The first official policy decisions related to the back-end of nuclear fuel cycle in Finland were made in the early 1980`s. Before that the implicit assumption had been that all the spent fuel would be transported for reprocessing abroad and, hopefully, the reprocessing wastes would stay in the country of reprocessing. However, the U.S. decision of the late 1970`s to deter reprocessing, together with the political repercussions of the Harrisburg nuclear accident led to a new situation, in which reprocessing was more and more burdened with both political and economical risks. In this new situation, also TVO, the owner of the Olkiluoto nuclear power plant, decided to opt for direct disposal of their spent fuel. The Finnish Government still endorsed international options, e.g., the one between Finland and the Soviet Union on the spent fuel from Loviisa nuclear power plant, but accepted the fact that such arrangements perhaps would not become available for TVO.

For a small utility in a small country the decision to prepare for an own geological repository was certainly a huge challenge, which probably would not have been possible without the ground-breaking work already done in Sweden by the SKB. Taking the Swedish KBS-3 concept as the basis of the development, TVO could concentrate on the siting program, which already then was understood to entail societal and social issues. With a systematic work TVO and its successor in waste disposal, Posiva, succeeded and were the first to choose a site for geological repository for high-level nuclear waste. At the moment SKB of Sweden and Posiva, together with Andra of France, are the most likely candidates to start disposing of spent nuclear fuel within the next 15 years or so. Posiva`s underground rock characterization facility, ONKALO, which is now close to completion and will probably be used as an access way to the repository as well, means that Posiva may at the moment be practically closest to implementation of such a repository. However, licensing is still a challenge ahead for all the three organizations.

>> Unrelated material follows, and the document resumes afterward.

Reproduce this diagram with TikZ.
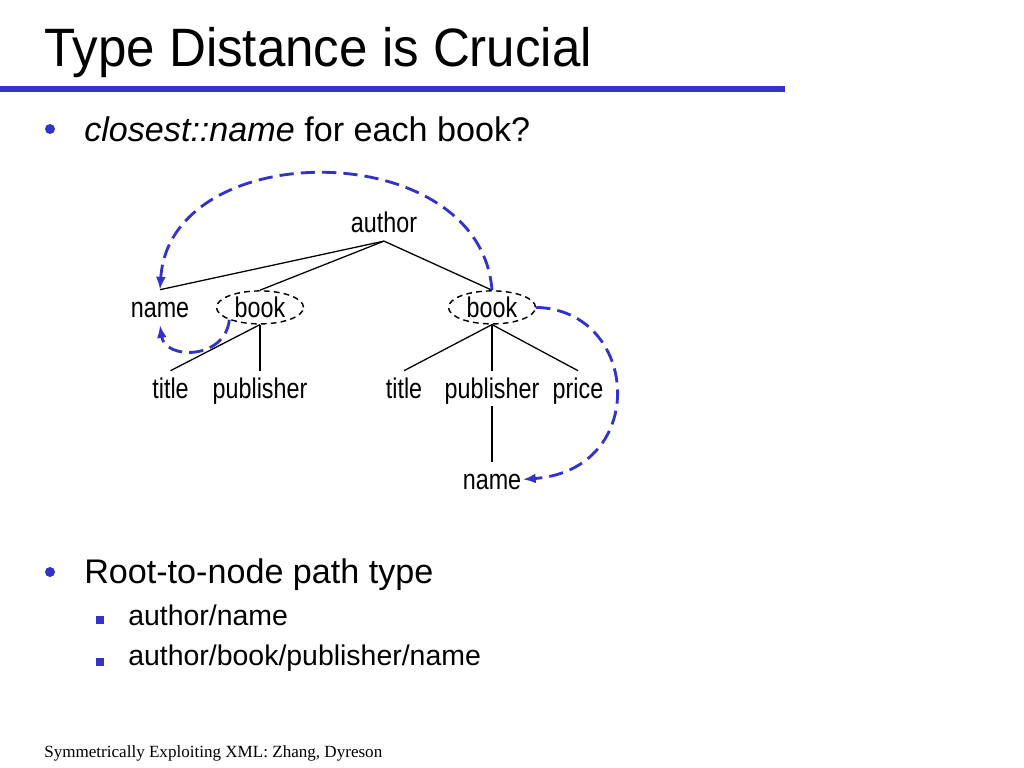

The policy chosen by TVO in the early 1980`s and later also endorsed by the Government was largely based on economical considerations, but not only on these. Security of supply, in the context of international non-proliferation policies and regimes also played a role, as did the issues of waste handling. The pros and cons of both the reprocessing option and direct disposal option were compared in many studies of the late 1970`s and early 1980`s, but the valuations most often struck on difficulties of balancing current and future benefits and detriments. Similar discussions still arise every now and then in Finland, but so far the policy once adopted has survived the test of time.